God is in the details when he crafts the sound of a tonal phrase. For example, when the poem’s protagonist begins musing upon “the mermaids singing, each to each,” Dehlinger utilizes an unusual blend of extended techniques: artificial harmonic glissandi in the cello part combined with an ocean drum. The result is a remarkable simulation of the sounds of the seashore as seagulls and ocean waves billow through the rich orchestral tapestry.

As a performer, Dehlinger has appeared on leading stages throughout the United States, from the War Memorial Opera House in San Francisco to the White House. describes him as "an experienced and versatile soloist." MusicWeb International praises his "delicious piano playing," and Audiophile Audition, his "adroit and sparkling" performances. He has appeared as featured soloist with The United States Army Chorus, guest performer on Washington’s Embassy Row, and in concert for dignitaries, including the President of the United States and the Prince of Wales.

Dehlinger won wide acclaim as an adroit interpreter of Spanish music. In 2011, he released his first album, Evocations of Spain, featuring a selection of piano works from Iberia and Chants d'Espagne by Isaac Albéniz and Goyescas and Twelve Spanish Dances by Enrique Granados. He followed that up with Canciones españolas: Granados, Falla, Turina (2014), Heaven and Earth: A Duke Ellington Songbook (2016), and The Mount (2016), a recording of his first original composition commissioned by The Casement Fund as part of its Triad Grant prize, and which received a resounding ovation at its New York City world premiere. He is an MSR Classics recording artist and voting member of The Recording Academy—organizer of the GRAMMY® Awards—and ASCAP (American Society of Composers, Authors and Publishers).

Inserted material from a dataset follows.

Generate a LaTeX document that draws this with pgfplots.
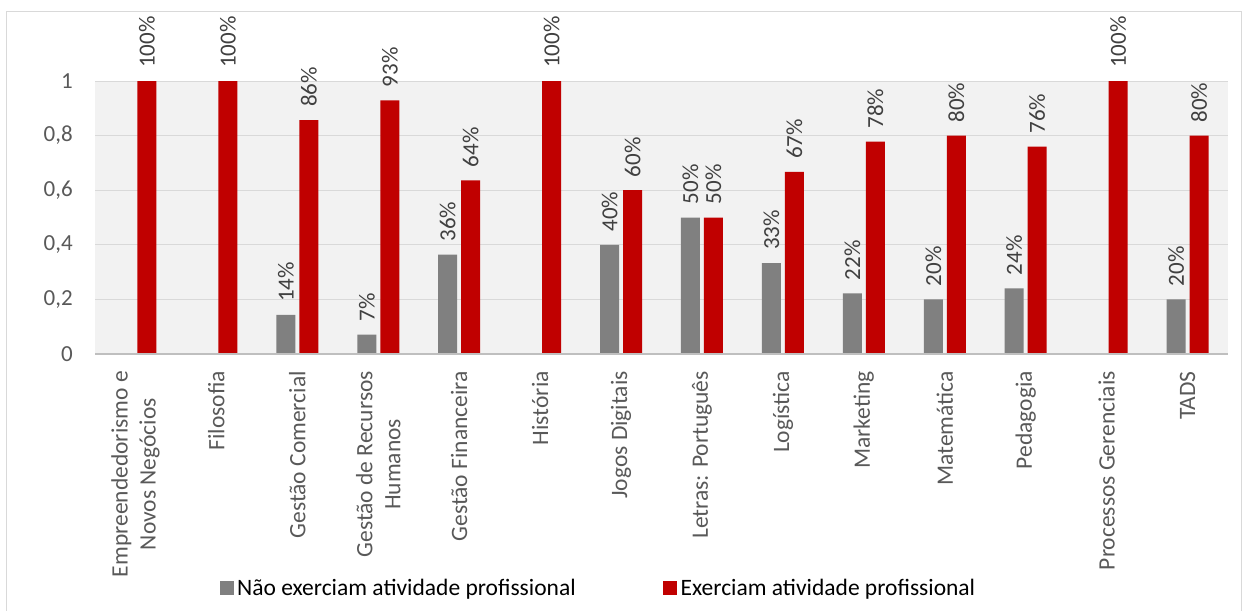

Born in San Francisco, Dehlinger grew up studying voice and piano. His first mentors were the late conductor and choirmaster William Ballard of the San Francisco Boys Chorus and piano virtuoso Thomas LaRatta, founder of the Crestmont Conservatory of Music. Dehlinger credits both for his musical success. He earned a reputation as a prodigious talent, performing with major orchestras under conductors such as Riccardo Chailly and Edo de Waart and enchanting audiences with inspired interpretations of George Gershwin’s Rhapsody in Blue and Concerto in F.

Dehlinger’s last concert appearance as a boy soprano was delightfully comical. “I was eleven years old, and it was a full house,” he recalls, smiling. “I started the opening notes of the Bernstein Chichester Psalms, the second movement solo, when my voice suddenly cracked! I should have been mortified, but I was annoyed more than anything else. Turns out my voice had changed—at that very moment—and I couldn’t sing a lick.”

Unflinching, he received a standing ovation!